Several years after outlining the concept of culturally relevant teaching, Gloria Ladson-Billings published a piece called “Yes, But how do we do it? Practicing Culturally Relevant Pedagogy.” As teacher educators, the three other researchers on my team and I heard our students ask similar questions with regards to globally competent teaching. Although both concepts refer more to approaches to education, rather than specific sets of technical strategies, we knew that teachers needed clarification of terms – such as global awareness and global competence – in teacher and student standards. We created an interactive tool called The Globally Competent Teaching Continuum (GCTC) to provide such clarification through definitions, resources, and models of what globally competent teaching looks like.
Developing the Tool
We designed the GCTC as a self-reflection tool for professional growth for both teachers and teacher educators. It outlines 12 elements of globally competent teaching across three domains (dispositions, knowledge, and skills), and defines 5 levels for each element (nascent, beginning, progressing, proficient, and advanced). While the GCTC may appear to look like a linear progression, we emphasize that developing global competence is a nonlinear and lifelong learning process as the world and our understanding of it continue to change.
Our research team of three PhD students and one professor at the University of North Carolina – Chapel Hill, all former teachers and current teacher educators, developed and refined the GCTC for over a year. We spent an additional six months creating a web-based interactive tool and resource repository, which launched on July 25. The project was funded by the Longview Foundation, and completed in partnership with World View and LEARN NC. We used a systematic literature review to identify global competence elements and guide initial continuum development. In the second phase, over 100 practicing K-12 teachers and global competence experts reviewed and modified the GCTC. In the third phase, we further adjusted the GCTC after a series of validation analyses and further expert review. This yielded the final version, which is now available online for free. The web-based tool includes embedded links to videos of teachers demonstrating globally competent instruction for each element, along with accompanying lesson plans, resources, professional development opportunities, and readings.

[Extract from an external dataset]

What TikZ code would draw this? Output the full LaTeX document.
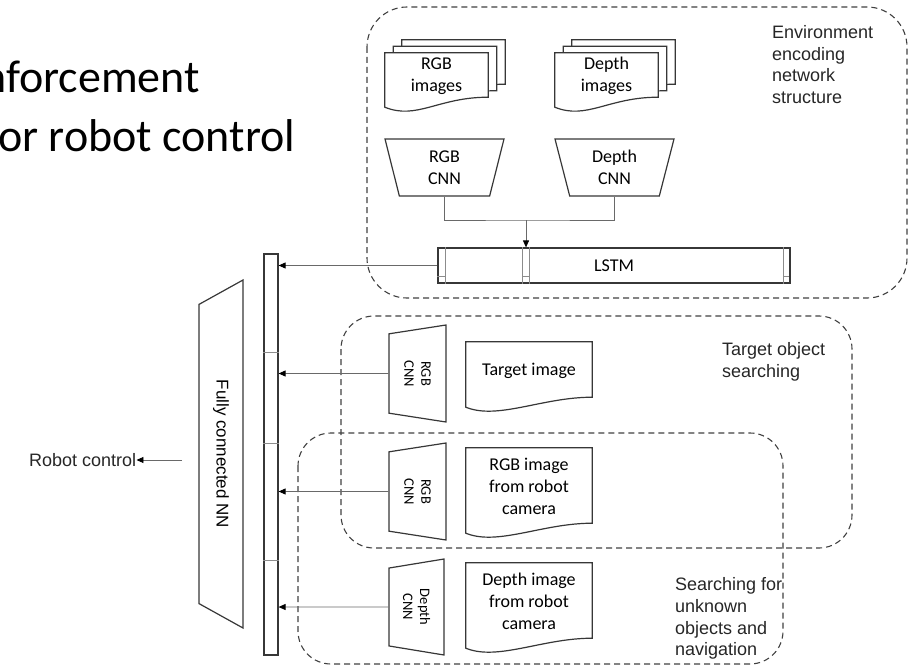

The website introduction provides an overview of who should use the GCTC and how to navigate the web-based tool. Both teachers and teacher educators can use the continuum to better understand the components of globally competent teaching (such as perspective consciousness, a commitment to global equity, knowledge of global conditions and local-global interconnectedness), and the skills to create a globally-engaged classroom environment that values diversity and lessons that integrate global learning experiences with content standards. They can read each level for a particular element, clicking the embedded links for teaching demos and sample lessons, to self-reflect on which level best describes them and gain ideas for how to advance. Teacher educators can guide their students through the self-reflection process, and use the site to generate conversations about next steps. They can also use the GCTC to plan teacher preparation programs, courses, and activities to develop globally competent teachers.
Connecting with Globally Competent Educators
One of the most rewarding components of the project for our research team has been learning more about what globally competent teaching actually looks like and how teachers develop these capacities. To create the video demos and compile relevant resources, we selected ten teachers (our “Global Consultants”) from across North Carolina who had demonstrated the dispositions, knowledge, and skills that we identified through the literature review. Because we aimed for representation of all grade levels and subject areas, we were able to record science, math, and even music lessons that incorporated global awareness. Almost all of the literature we read documented social studies, world languages, and sometimes English Language Arts classes, so seeing how teachers were globalizing other subjects was remarkably illuminating. Our math consultant, for example, has a website called Global Math Stories, where teachers can submit lessons that present math problems in global contexts – such as calculating population growth in booming urban areas like Chittagong, Bangladesh. One of the science teachers asked students to take on the perspectives of people in other countries when evaluating costs and benefits of various forms of energy. The music teacher had his students learn to play Latin American folk music and to take on the perspective of a Venezuelan composer to understand his response to current issues in Venezuela.
We were also surprised by the multiple pathways various teachers take in their journeys to develop global competence. Some had not traveled internationally prior to teaching. Some had extensive experiences living or teaching abroad; others never left the country. Some teachers were asked to serve as global education leaders at their schools, which led them to pursue opportunities to expand their knowledge. Several others felt an obligation to become globally competent to connect with their ESL students. Another did so to connect with her many students who lived internationally on military bases. What the teachers did share, however, was a deeply held belief that global competence is a lifelong process, and a passion to continue pushing themselves and their colleagues to prioritize it in their teaching. We, as the project coordinators, were delighted to hear that they found participating in the project “rejuvenating” and “reinvigorating,” and we hope that other teachers are offered opportunities to share their expertise and feel professionally affirmed – whether it be in global competence or other areas. We hope that the GCTC will facilitate teacher educators’ abilities to prepare themselves and their students for meeting the increasingly complex demands of our ever-changing world.